This column was written by Andrew C. McCarthy.
We should all breathe a sigh of relief that sanity prevailed when Congress enacted emergency legislation over the weekend to address a national-security crisis: the hamstringing of our intelligence community's ability to eavesdrop on agents of foreign powers situated overseas and bent on killing Americans.
I would keep the cork on the champagne bottle, though — and not just because this eleventh-hour fix of the 1978 Foreign Intelligence Surveillance Act (FISA) will lapse in six months, nor because it is absurd that we should ever have been arguing over anything so silly in the first place.
We should be horrified by this crisis because of what caused it: FISA and judges.
We should be equally affronted by the hypocrisy of congressional Democrats and the left-wing commentariat. It's not national security or the "rule of law" they care about. It's politics — plain, simple, and brass-knuckled. The calculation: If George W. Bush can be hurt a polling point or two (yes, there's still room to go down) by posturing over law-breaking, it's okay to roll the dice with our lives.
For nearly two years since The New York Times blew the NSA's warrantless-surveillance program, the Left has transfigured itself into a whirling dervish of indignation over President Bush's imperious trampling of "the rule of law." Why? Because he failed to comply with the letter of FISA, which purports in certain instances to require the chief executive — the only elected official in the United States responsible for protecting our nation from foreign threats — to seek permission from a federal judge before monitoring international enemy communications into or out of the United States.
But the president, at least, had an excuse. Actually, not a mere excuse but a trump card. We call it the American Constitution. It empowers the chief executive to conduct warrantless surveillance of foreign threats. Even the FISA Court of Review, the highest, most specialized judicial tribunal ever to consider FISA, has acknowledged this. So did the Clinton administration when FISA was amended in 1994. In the United States, the "rule of law" first and foremost is the Constitution.
The president's constitutional authority is inviolable — it cannot be reduced by mere legislation. When Congress passes a statute, like FISA, that purports to reduce the president's constitutional authority, it is Congress, not the president, that is trampling the rule of law. A president who ignores such a statute is not a law-breaker; he is a defender of the highest law. He is executing the responsibility vested in his office by the Framers who, as Alexander Hamilton observed in The Federalist No. 73, worried deeply about "the propensity of the legislative department to intrude upon the rights, and to absorb the powers, of the other departments."
But let's leave that aside for a moment. Whether you agree or disagree with what I just argued, it is incontestable that, under our Constitution, the president has a role — a plenary role, according to the Supreme Court — in the gathering of intelligence against foreign entities for national-security purposes.
The courts, to the contrary, have no such role. The Framers did not give them one, and the Supreme Court has acknowledged that they are institutionally incompetent to be brought into the intelligence-gathering equation, much less to manage it.
It is thus not the Constitution that has inserted judges into the intelligence-gathering business.
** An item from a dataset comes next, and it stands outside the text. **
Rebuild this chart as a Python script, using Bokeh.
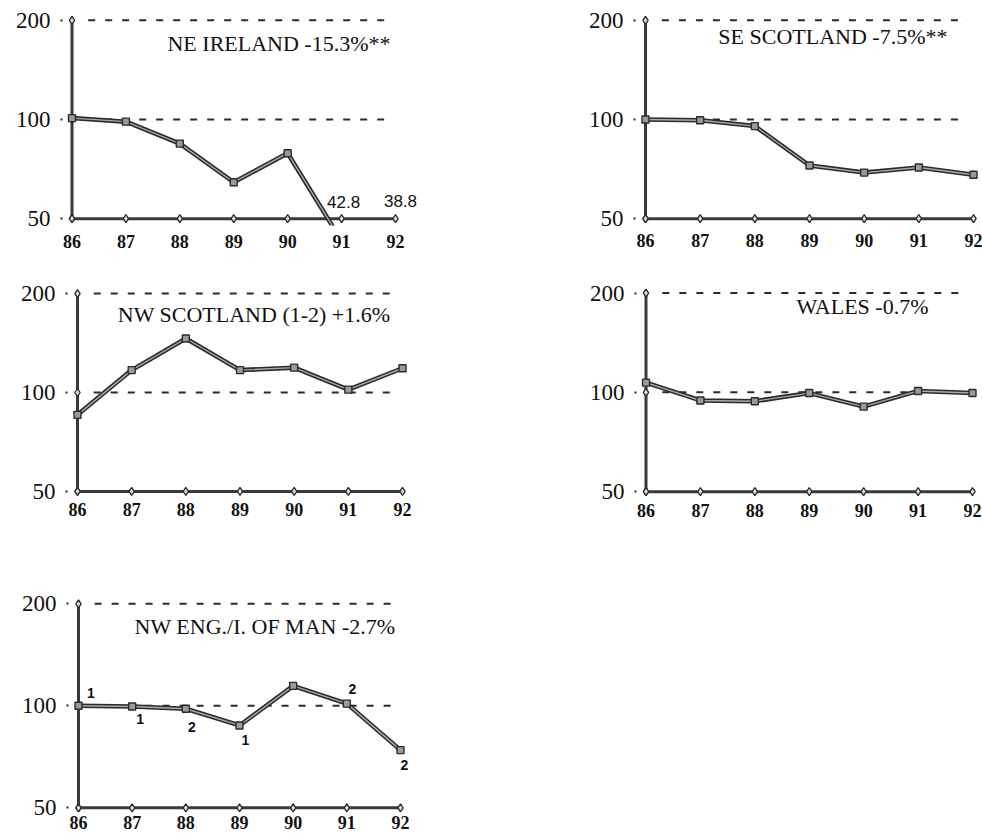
import math

from bokeh.core.properties import value
from bokeh.embed import file_html
from bokeh.layouts import column, row
from bokeh.models import ColumnDataSource, FixedTicker, Label, NumeralTickFormatter, Range1d
from bokeh.plotting import figure
from bokeh.resources import INLINE

# ---- data -------------------------------------------------------------
years = [86, 87, 88, 89, 90, 91, 92]
year_labels = ["86", "87", "88", "89", "90", "91", "92"]
index_ticks = [50, 100, 200]
index_labels = ["50", "100", "200"]

ne_ireland = [101.0, 98.5, 84.5, 64.5, 79.0, 42.8, 38.8]
se_scotland = [100.0, 99.5, 95.5, 72.5, 69.0, 71.5, 68.0]
nw_scotland = [85.5, 117.0, 146.0, 117.0, 119.0, 102.0, 118.5]
wales = [107.0, 94.5, 94.0, 99.5, 90.5, 101.0, 99.5]
nw_england = [100.0, 99.5, 98.0, 87.5, 114.5, 101.5, 74.0]
nw_england_codes = ["1", "1", "2", "1", "", "2", "2"]

titles = [
    "NE IRELAND -15.3%**",
    "SE SCOTLAND -7.5%**",
    "NW SCOTLAND (1-2) +1.6%",
    "WALES -0.7%",
    "NW ENG./I. OF MAN -2.7%",
]

# ---- page layout (pixels) ----------------------------------------------
LEFT_W, RIGHT_W = 520, 462
ROWS = [(0, 270), (270, 553), (553, 838)]

# x of year 86 / 92, y of the 200 / 50 levels, gap below the axis to the
# year labels, bottom padding under the 50 level, room right of year 92,
# title anchor (right, middle)
panels = [
    dict(col=0, row=0, x86=71.5, x92=395, y200=20, y50=223, gap=9, pad=7, room=28, tx=390, ty=44),
    dict(col=1, row=0, x86=645, x92=973, y200=14, y50=218, gap=8, pad=7, room=8, tx=947, ty=31),
    dict(col=0, row=1, x86=77, x92=402, y200=293.3, y50=497.7, gap=4, pad=7, room=28, tx=390, ty=315),
    dict(col=1, row=1, x86=645.5, x92=972, y200=286.7, y50=491, gap=5, pad=7, room=8, tx=928, ty=301),
    dict(col=0, row=2, x86=78, x92=400, y200=603.3, y50=807.3, gap=3, pad=5, room=28, tx=395, ty=626),
]

SERIF = "Liberation Serif"
SANS = "Liberation Sans"
INK = "#2b2b2b"


def make_panel(values, title, g):
    col_x = 0 if g["col"] == 0 else LEFT_W
    fig_w = LEFT_W if g["col"] == 0 else RIGHT_W
    row_top, row_bot = ROWS[g["row"]]

    step = (g["x92"] - g["x86"]) / 6.0
    octave = (g["y50"] - g["y200"]) / 2.0

    left = round(g["x86"] - 10)
    right = min(round(g["x92"] + g["room"]), col_x + fig_w)
    top = round(g["y200"] - 7)
    bottom = round(g["y50"] + g["pad"])

    x_start = years[0] - (g["x86"] - left) / step
    x_end = years[0] + (right - g["x86"]) / step
    y_end = index_ticks[-1] * 2 ** ((g["y200"] - top) / octave)
    y_start = index_ticks[0] * 2 ** (-(bottom - g["y50"]) / octave)

    p = figure(
        width=fig_w,
        height=row_bot - row_top,
        x_range=Range1d(x_start, x_end),
        y_range=Range1d(y_start, y_end),
        y_axis_type="log",
        min_border_left=left - col_x,
        min_border_right=col_x + fig_w - right,
        min_border_top=top - row_top,
        min_border_bottom=row_bot - bottom,
        output_backend="svg",
        toolbar_location=None,
        background_fill_color="white",
        border_fill_color="white",
    )
    p.outline_line_color = None
    p.grid.visible = False

    # year labels along the bottom
    p.xaxis.ticker = FixedTicker(ticks=years)
    p.xaxis.formatter = NumeralTickFormatter(format="0")
    p.xaxis.major_label_overrides = dict(zip(years, year_labels))
    p.xaxis.axis_line_color = None
    p.xaxis.major_tick_line_color = None
    p.xaxis.minor_tick_line_color = None
    p.xaxis.major_tick_out = 0
    p.xaxis.major_tick_in = 0
    p.xaxis.major_label_standoff = g["gap"]
    p.xaxis.major_label_text_font = SERIF
    p.xaxis.major_label_text_font_style = "bold"
    p.xaxis.major_label_text_font_size = "18px"
    p.xaxis.major_label_text_color = "#111111"

    # index levels on the left, with a small dot as tick
    p.yaxis.ticker = FixedTicker(ticks=index_ticks)
    p.yaxis.formatter = NumeralTickFormatter(format="0")
    p.yaxis.major_label_overrides = dict(zip(index_ticks, index_labels))
    p.yaxis.axis_line_color = None
    p.yaxis.minor_tick_line_color = None
    p.yaxis.major_tick_out = 2
    p.yaxis.major_tick_in = 0
    p.yaxis.major_tick_line_width = 2
    p.yaxis.major_tick_line_color = INK
    p.yaxis.major_label_standoff = 10
    p.yaxis.major_label_text_font = SERIF
    p.yaxis.major_label_text_font_size = "23px"
    p.yaxis.major_label_text_color = "#111111"

    # dashed reference levels
    for lvl in index_ticks[1:]:
        p.line([years[0] + 0.3, years[-1] - 0.1], [lvl, lvl],
               line_color=INK, line_width=2, line_dash="7 10")

    # drawn axes with diamond marks
    p.line([years[0], years[-1]], [index_ticks[0]] * 2, line_color="#3a3a3a", line_width=3)
    p.line([years[0], years[0]], [index_ticks[0], index_ticks[-1]], line_color="#3a3a3a", line_width=3)
    p.scatter(years, [index_ticks[0]] * len(years), marker="diamond", size=8,
              fill_color="#dddddd", line_color=INK, line_width=1.3)
    p.scatter([years[0]] * len(index_ticks), index_ticks, marker="diamond", size=8,
              fill_color="#dddddd", line_color=INK, line_width=1.3)

    # the series: dark stroke with a lighter core, square point marks
    p.line(years, values, line_color=INK, line_width=4.5, line_join="round")
    p.line(years, values, line_color="#a9a9a9", line_width=1.4, line_join="round")
    p.scatter(years, values, marker="square", size=7,
              fill_color="#9a9a9a", line_color=INK, line_width=1.4)

    p.add_layout(Label(
        x=years[0] + (g["tx"] - g["x86"]) / step,
        y=index_ticks[-1] * 2 ** (-(g["ty"] - g["y200"]) / octave),
        text=title, text_align="right", text_baseline="middle",
        text_font=SERIF, text_font_size="22px", text_color="#111111",
    ))
    return p


p1 = make_panel(ne_ireland, titles[0], panels[0])
p2 = make_panel(se_scotland, titles[1], panels[1])
p3 = make_panel(nw_scotland, titles[2], panels[2])
p4 = make_panel(wales, titles[3], panels[3])
p5 = make_panel(nw_england, titles[4], panels[4])

# values that fall below the scale are written just above the axis
low_x = [yr for yr, v in zip(years, ne_ireland) if v < index_ticks[0]]
low_v = [v for v in ne_ireland if v < index_ticks[0]]
p1.text(
    source=ColumnDataSource(dict(
        x=low_x,
        y=[index_ticks[0]] * len(low_x),
        t=[f"{v:.1f}" for v in low_v],
        dx=[2, 5][: len(low_x)],
        dy=[-17, -18][: len(low_x)],
    )),
    x="x", y="y", text="t", x_offset="dx", y_offset="dy",
    text_align="center", text_baseline="middle",
    text_font=value(SANS), text_font_size="17px", text_color="#111111",
)

# period codes beside the NW England points
code_dx = [12.5, 8, 6, 6, 0, 5.5, 4]
code_dy = [-13, 12, 18, 15, 0, -15, 15]
p5.text(
    source=ColumnDataSource(dict(x=years, y=nw_england, t=nw_england_codes, dx=code_dx, dy=code_dy)),
    x="x", y="y", text="t", x_offset="dx", y_offset="dy",
    text_align="center", text_baseline="middle",
    text_font=value(SANS), text_font_style="bold", text_font_size="14px", text_color="#111111",
)

layout = column(row(p1, p2), row(p3, p4), row(p5))

open("out.html", "w").write(file_html(layout, INLINE))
If the Constitution were being honored, they'd be out of it. They are in the equation for one reason and one reason alone: Congress unwisely (and, I believe, unconstitutionally) interposed them when it enacted FISA.
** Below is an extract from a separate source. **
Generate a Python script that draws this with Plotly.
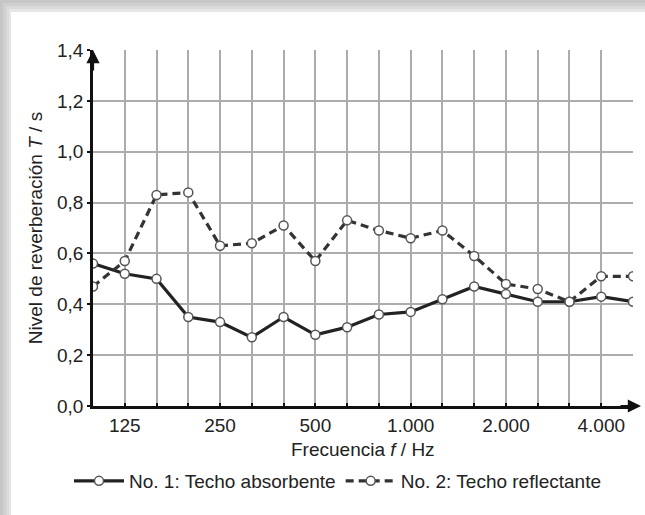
import plotly.graph_objects as go

freqs = ["100", "125", "160", "200", "250", "315", "400", "500", "630", "800",
         "1000", "1250", "1600", "2000", "2500", "3150", "4000", "5000"]
tick_labels = ["", "125", "", "", "250", "", "", "500", "", "", "1.000", "", "",
               "2.000", "", "", "4.000", ""]
t_absorbente = [0.56, 0.52, 0.50, 0.35, 0.33, 0.27, 0.35, 0.28, 0.31, 0.36,
                0.37, 0.42, 0.47, 0.44, 0.41, 0.41, 0.43, 0.41]
t_reflectante = [0.47, 0.57, 0.83, 0.84, 0.63, 0.64, 0.71, 0.57, 0.73, 0.69,
                 0.66, 0.69, 0.59, 0.48, 0.46, 0.41, 0.51, 0.51]
y_ticks = [0, 0.2, 0.4, 0.6, 0.8, 1.0, 1.2, 1.4]
y_labels = ["0,0", "0,2", "0,4", "0,6", "0,8", "1,0", "1,2", "1,4"]

FONT = "Liberation Sans, Arial, sans-serif"
FS = 19
fig = go.Figure()
fig.add_trace(go.Scatter(
    x=freqs, y=t_absorbente, mode="lines+markers",
    name="No. 1: Techo absorbente",
    line=dict(color="#222222", width=3.2),
    marker=dict(symbol="circle", size=9, color="white",
                line=dict(color="#555555", width=1.5)),
))
fig.add_trace(go.Scatter(
    x=freqs, y=t_reflectante, mode="lines+markers",
    name="No. 2: Techo reflectante",
    line=dict(color="#333333", width=3.2, dash="8px,5px"),
    marker=dict(symbol="circle", size=9, color="white",
                line=dict(color="#555555", width=1.5)),
))

L, R, T, B = 93, 12, 50, 109
W, H = 645, 515
pw, ph = W - L - R, H - T - B

def px(x):
    return (x - L) / pw

def py(y):
    return (H - B - y) / ph

shapes = []
for off, col in [(0, "#c6c6c6"), (3, "#d0d0d0"), (6, "#dadada"), (9, "#e6e6e6")]:
    shapes.append(dict(type="rect", xref="paper", yref="paper",
                       x0=px(off - 20 if off == 0 else off), x1=px(W + 10),
                       y0=py(H + 10), y1=py(off - 20 if off == 0 else off),
                       fillcolor=col, line_width=0, layer="below"))
shapes.append(dict(type="rect", xref="paper", yref="paper", x0=px(11), x1=px(W + 10),
                   y0=py(H + 10), y1=py(12), fillcolor="white", line_width=0, layer="below"))

fig.update_layout(
    width=W, height=H,
    margin=dict(l=L, r=R, t=T, b=B, pad=0, autoexpand=False),
    paper_bgcolor="#c6c6c6", plot_bgcolor="white",
    font=dict(family=FONT, size=FS, color="#222222"),
    shapes=shapes,
    xaxis=dict(
        type="category", categoryorder="array", categoryarray=freqs,
        range=[0, 17], tickvals=freqs, ticktext=tick_labels,
        showgrid=True, gridcolor="#acacac", gridwidth=1.5,
        showline=True, linecolor="#111111", linewidth=2.5,
        ticks="inside", ticklen=3, tickwidth=2, tickcolor="#111111",
        tickfont=dict(size=FS, color="#222222"), ticklabelstandoff=0,
        zeroline=False,
    ),
    yaxis=dict(
        range=[0, 1.4], tickvals=y_ticks, ticktext=y_labels,
        showgrid=True, gridcolor="#acacac", gridwidth=1.5,
        showline=True, linecolor="#111111", linewidth=2.5,
        ticks="outside", ticklen=3, tickwidth=2, tickcolor="#111111",
        tickfont=dict(size=FS, color="#222222"),
        title=dict(text="Nivel de reverberación <i>T</i> / s", font=dict(size=FS), standoff=10),
        zeroline=False,
    ),
    legend=dict(orientation="h", xref="container", x=338 / W, xanchor="center",
                yref="container", y=(H - 481) / H, yanchor="middle",
                font=dict(size=FS), itemwidth=50, bgcolor="rgba(0,0,0,0)"),
    showlegend=True,
)

fig.add_annotation(text="Frecuencia <i>f</i> / Hz", xref="paper", yref="paper",
                   x=0.5, y=py(449), xanchor="center", yanchor="middle",
                   showarrow=False, font=dict(size=FS, color="#222222"))
fig.add_annotation(x=0, y=1.4, xref="x", yref="y", ax=0, ay=22,
                   showarrow=True, arrowhead=2, arrowsize=1.2, arrowwidth=2.2,
                   arrowcolor="#111111", text="")
fig.add_annotation(x=px(641), y=0, xref="paper", yref="paper", ax=-22, ay=0,
                   showarrow=True, arrowhead=2, arrowsize=1.2, arrowwidth=2.2,
                   arrowcolor="#111111", text="")

fig.write_html("out.html")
Where's The Hue And Cry Over Judicial FISA Violations?
So, what caused our present national-security crisis? A judge on the FISA court outrageously ignored the FISA statute. And it's not the first time. And, whenever it happens, the purpose is to vest our enemies with more "rights," not to protect our nation from those trying to slaughter us.
Understand this point — it's crucial: The president has a right to ignore the FISA statute if it conflicts with the higher duties that are assigned to him by the Constitution. The president has an obligation to safeguard the American people against foreign attack — including strikes ordered by al Qaeda supervisors overseas, who give direction to terrorists embedded here, as they did in the run-up to 9/11. You can argue that he has overstepped his authority. You cannot credibly argue that he is without a colorable basis for doing so.
By contrast, the judiciary has no such authority. None. The FISA court has no constitutional responsibility to manage intelligence-collection. The Framers would be spinning in their graves over the mere suggestion of something so preposterous. If the court has a proper role — an enormous if — that role absolutely cannot be any broader than what Congress has prescribed in FISA. It could very well be less. If, as I contend, Congress overstepped its bounds in enacting FISA, the role of the courts could be either nonexistent or something less than FISA designed. It can, however, in no event be greater than what is laid out in FISA.
Why is this critical? Because we've now learned that a FISA-court judge caused the ongoing crisis by ruling that foreign-to-foreign communications — contacts between an agent of a foreign power and another person when both are situated outside the United States — are within the ambit of FISA. There is no way a federal judge following the letter of the FISA statute could possibly have come to that conclusion.